Vietnam north to south, by train and scooter

If you've read me before, you know I have a problem: I keep ending up on trains. Japan, then a Thai night train, and now this — the Reunification Express, the long iron spine that runs the whole length of Vietnam, from Hanoi in the north to Saigon in the south. About 1,700 kilometres and a day and a half if you do it in one go. I didn't do it in one go. The trick, I've learned, is to break the big line into chapters.
So I rode it in pieces, with a scooter filling the gaps the rails don't reach. Train for the long hauls and the coast; two wheels for the mountains and the villages. It's the most Vietnamese way to travel I could find: everything here moves, constantly, on something with an engine, and the country is generous enough to let you join in.
The coast by rail
The stretch everyone tells you about is the one between Huế and Đà Nẵng, where the track clings to the Hải Vân Pass and the South China Sea opens up below the window, impossibly blue, while the train leans into the cliffs. I'd booked that segment online from a café the night before, egg coffee going cold beside my phone — Vietnam is wired, cheap data and 4G almost everywhere along the coast, and booking train legs as you go is half the freedom of the trip. I spent the whole pass with my face at the glass and my phone face-down. Some windows you don't photograph. You just sit in them.

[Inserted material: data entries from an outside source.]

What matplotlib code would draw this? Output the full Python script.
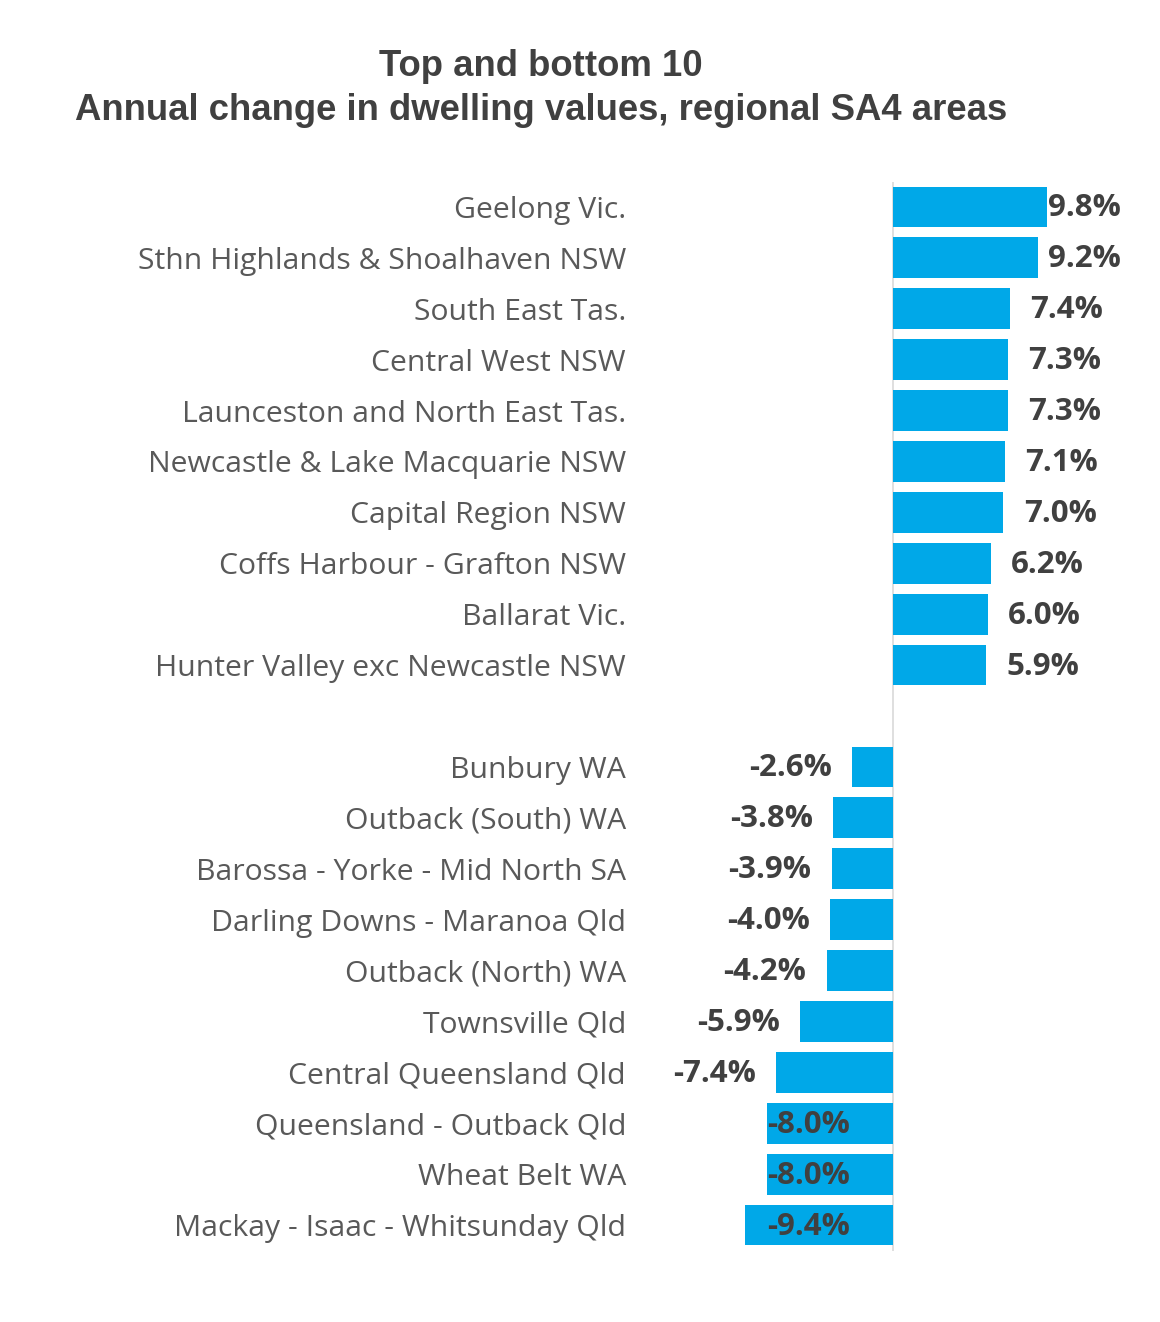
import matplotlib
matplotlib.use("Agg")
import matplotlib.pyplot as plt

categories = [
    "Geelong Vic.", "Sthn Highlands & Shoalhaven NSW", "South East Tas.",
    "Central West NSW", "Launceston and North East Tas.",
    "Newcastle & Lake Macquarie NSW", "Capital Region NSW",
    "Coffs Harbour - Grafton NSW", "Ballarat Vic.",
    "Hunter Valley exc Newcastle NSW", "",
    "Bunbury WA", "Outback (South) WA", "Barossa - Yorke - Mid North SA",
    "Darling Downs - Maranoa Qld", "Outback (North) WA", "Townsville Qld",
    "Central Queensland Qld", "Queensland - Outback Qld", "Wheat Belt WA",
    "Mackay - Isaac - Whitsunday Qld",
]
values = [9.8, 9.2, 7.4, 7.3, 7.3, 7.1, 7.0, 6.2, 6.0, 5.9, None,
          -2.6, -3.8, -3.9, -4.0, -4.2, -5.9, -7.4, -8.0, -8.0, -9.4]

W, H = 1160, 1322
fig = plt.figure(figsize=(W / 100, H / 100), dpi=100)
ax_l, ax_r = 640, 1140
y_top, y_bot = 181.5, 1250.5
ax = fig.add_axes([ax_l / W, 1 - y_bot / H, (ax_r - ax_l) / W, (y_bot - y_top) / H])

scale = 15.75
ax.set_xlim((ax_l - 893) / scale, (ax_r - 893) / scale)
n = len(categories)
ax.set_ylim(n - 0.5, -0.5)

bar_color = "#00A8E8"
ys = [i for i, v in enumerate(values) if v is not None]
vs = [v for v in values if v is not None]
ax.barh(ys, vs, height=0.8, color=bar_color, zorder=2)
ax.axvline(0, color="#D9D9D9", lw=1.2, zorder=1)

for y, v in zip(ys, vs):
    txt = f"{v:.1f}%"
    kw = dict(va="center", fontsize=22.5, fontweight="bold", color="#404040",
              family=["Open Sans", "DejaVu Sans"], zorder=3)
    if v > 0:
        ax.text(min(v + 1.3, 9.85), y + 0.03, txt, ha="left", **kw)
    elif v > -7.6:
        ax.text(v - 1.3, y + 0.03, txt, ha="right", **kw)
    else:
        ax.text(-8.0, y + 0.03, txt, ha="left", **kw)

ax.set_yticks(range(n))
ax.set_yticklabels(categories, fontsize=21.7, color="#595959",
                   family=["Open Sans", "DejaVu Sans"])
ax.tick_params(axis="y", length=0, pad=10)
ax.set_xticks([])
for s in ax.spines.values():
    s.set_visible(False)

tkw = dict(ha="center", va="center", fontsize=26.3, fontweight="bold",
           color="#404040", family=["Liberation Sans", "DejaVu Sans"])
fig.text(541 / W, 1 - 66 / H, "Top and bottom 10", **tkw)
fig.text(541 / W, 1 - 110 / H, "Annual change in dwelling values, regional SA4 areas", **tkw)

fig.savefig("out.png", dpi=100, facecolor="white")
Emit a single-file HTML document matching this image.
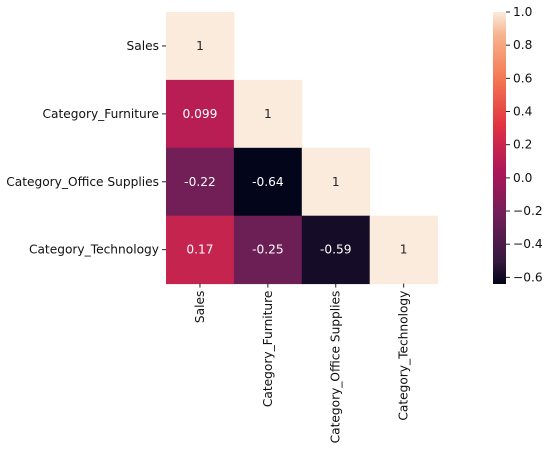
<!DOCTYPE html>
<html><head><meta charset="utf-8"><style>
body{margin:0;background:#fff;}
svg{display:block;font-family:"DejaVu Sans","Liberation Sans",sans-serif;}
</style></head><body>
<svg id="chart" width="549" height="449"></svg>
<script>
const labels=["Sales","Category_Furniture","Category_Office Supplies","Category_Technology"];
const values=[[1],[0.099,1],[-0.22,-0.64,1],[0.17,-0.25,-0.59,1]];
const cbTicks=[1.0,0.8,0.6,0.4,0.2,0.0,-0.2,-0.4,-0.6];
const vmin=-0.64,vmax=1;
const stops=[[0,"#03051a"],[0.083,"#35193e"],[0.25,"#701f57"],[0.417,"#ad1759"],[0.583,"#e13342"],[0.75,"#f37651"],[0.917,"#f6b48f"],[1,"#faebdd"]];
const NS="http://www.w3.org/2000/svg";
const svg=document.getElementById("chart");
const FS="12.2";
function h2r(h){return [1,3,5].map(i=>parseInt(h.substr(i,2),16));}
function cmap(t){t=Math.max(0,Math.min(1,t));for(let i=1;i<stops.length;i++){if(t<=stops[i][0]){const a=stops[i-1],b=stops[i];const f=(t-a[0])/(b[0]-a[0]);const ca=h2r(a[1]),cb=h2r(b[1]);return ca.map((v,k)=>Math.round(v+(cb[k]-v)*f));}}return h2r(stops[stops.length-1][1]);}
function rgb(c){return `rgb(${c[0]},${c[1]},${c[2]})`;}
function el(t,a){const e=document.createElementNS(NS,t);for(const k in a)e.setAttribute(k,a[k]);svg.appendChild(e);return e;}
const x0=166,y0=12,cs=67.9;
const xs=i=>x0+i*cs, ys=i=>y0+i*cs;
values.forEach((row,r)=>row.forEach((v,c)=>{
 const col=cmap((v-vmin)/(vmax-vmin));
 const rect=el("rect",{x:xs(c),y:ys(r),width:cs+0.5,height:cs+0.5,fill:rgb(col)});
 
 
 const lum=(0.2126*col[0]+0.7152*col[1]+0.0722*col[2])/255;
 const t=el("text",{x:xs(c)+cs/2,y:ys(r)+cs/2+4,"text-anchor":"middle","font-size":FS,fill:lum>0.408?"#262626":"#fff"});
 t.textContent=String(v);
 
 
}));
labels.forEach((l,i)=>{
 el("line",{x1:x0-4,x2:x0,y1:ys(i)+cs/2,y2:ys(i)+cs/2,stroke:"#222"});
 const t=el("text",{x:x0-7,y:ys(i)+cs/2+4,"text-anchor":"end","font-size":FS,fill:"#111"});
 t.textContent=l;
 
 
 const bx=xs(i)+cs/2, by=y0+4*cs;
 el("line",{x1:bx,x2:bx,y1:by,y2:by+4,stroke:"#222"});
 const u=el("text",{x:bx+4,y:by+7,"text-anchor":"end","font-size":FS,fill:"#111",transform:`rotate(-90 ${bx+4} ${by+7})`});
 u.textContent=l;
 
 
});
const cbx=493,cby0=12,cby1=284,cbw=13;
const cy=v=>cby1-(v-vmin)/(vmax-vmin)*(cby1-cby0);
const defs=el("defs",{});
const g=document.createElementNS(NS,"linearGradient");g.setAttribute("id","cbg");g.setAttribute("x1","0");g.setAttribute("y1","1");g.setAttribute("x2","0");g.setAttribute("y2","0");defs.appendChild(g);
stops.forEach(s=>{const st=document.createElementNS(NS,"stop");st.setAttribute("offset",s[0]);st.setAttribute("stop-color",s[1]);g.appendChild(st);});
const cb=el("rect",{x:cbx,y:cby0,width:cbw,height:cby1-cby0,fill:"url(#cbg)"});


cbTicks.forEach(v=>{
 const y=cy(v);
 el("line",{x1:cbx+cbw,x2:cbx+cbw+4,y1:y,y2:y,stroke:"#222"});
 const t=el("text",{x:cbx+cbw+7,y:y+4,"font-size":FS,fill:"#111"});
 t.textContent=(v<0?"\u2212":"")+Math.abs(v).toFixed(1);
 
 
});
</script>
</body></html>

« The train carries you down the coast. The scooter takes you off the map. You want both. »
The scooter chapters were the opposite kind of connected. Up in the far north, on the mountain loops near Hà Giang, the signal thins out the way it should in a place that remote — strong in the towns, gone on the high passes between them. That's exactly where I leaned on an offline map and a route saved in advance, and exactly where I was glad I'd installed my eSIM before landing rather than hoping for a kiosk in a village market. Down in the cities it was the other extreme: Grab for everything, a bike summoned in two taps, dinner ordered to a guesthouse I couldn't have named in Vietnamese.
A country that doesn't sit still
Between the rails and the road, Vietnam unspooled in textures: the old quarter of Hanoi at 6 a.m., already loud with breakfast; a sleeper berth rocking south through the dark; a scooter idling at a mountain viewpoint while a kid sold me the best banana I've ever eaten. The data was never the point. It was the quiet utility underneath — a train ticket here, a Grab there, a video call home from a night market because, as ever, some things have to be shown.
📶 Léa's tip
Book your train legs as you go — sites and apps let you grab seats a day or two ahead, and the coastal Huế–Đà Nẵng stretch is worth planning around. In the cities, Grab replaces taxis and half your dinners. For the northern scooter loops, download an offline map and save your route: the high passes have no signal. Install your eSIM before you land so you're booking and navigating from the first morning. Check your phone in 30 seconds here and find your Vietnam plan on the destinations page.
What I take away
Three modes of transport, one country, north to south. I arrived thinking I'd take the famous train; I left realising the train was only the thread, and the scooter and the cities were the beads on it. Vietnam rewards the traveller who keeps moving and stays just connected enough to improvise — to change a plan at a café, to find the pass before dark, to keep the thread with home between two very different kinds of engine.
— Léa, still, somehow, between two trains.